Over-the-Air (OTA) Profiling Updates: Secure, low-overhead agents deployed on edge devices that can stream performance counters to the cloud for centralized analysis, allowing proactive optimization of deployed models.
Q6. In your view, which underserved generative AI/HPC sub-sectors offer the highest near-term opportunities for purpose-built accelerators? What customer needs are these accelerators uniquely positioned to address?
Scientific AI / AI-for-Science
In scientific AI, there is a need for custom accelerators that support mixed-precision and specialized math functions, such as those required for molecular dynamics or climate modeling. These accelerators provide the precision and capabilities that general-purpose AI chips often lack.
Generative AI for 3D & Multimedia Content Creation
Needs Addressed: Real-time diffusion models for texture/3D model generation, neural radiance fields (NeRF), and video synthesis demand immense bandwidth for high-resolution tensors and ray-tracing-like operations. Accelerators with massive on-chip SRAM and hardware-accelerated sampling/rasterization can uniquely serve media/entertainment and game development studios.
Real-Time AI Inference in Robotics and Autonomous Systems
In robotics and autonomous systems, purpose-built accelerators that combine vision processing, sensor fusion, and control networks on a single chip are needed to meet strict requirements for latency, reliability, and real-time operation.

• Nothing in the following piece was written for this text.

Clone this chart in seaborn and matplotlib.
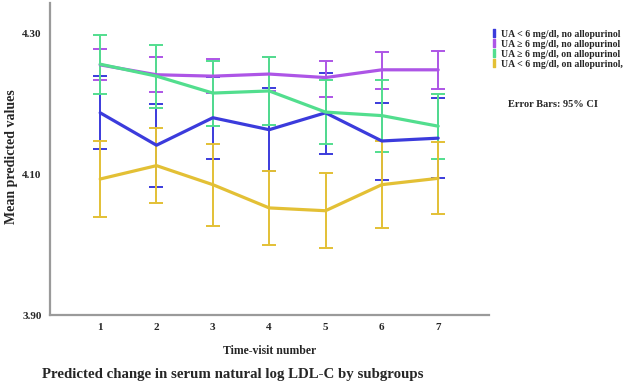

Privacy-Preserving and On-Device AI
Needs Addressed: Growing demand for fully homomorphic encryption (FHE) and confidential computing at scale. Accelerators with hardware for polynomial multiplication and modular arithmetic can make encrypted AI training/inference practical, addressing regulatory and privacy needs in healthcare and finance.
Q7. If you were an investor looking at companies within the space, what critical question would you pose to their senior management?
If I were evaluating companies as an investor, my primary focus would be on the potential for strong returns. I would look for organizations that are well positioned to deliver reliable and high-value outcomes, ensuring that my investment is justified.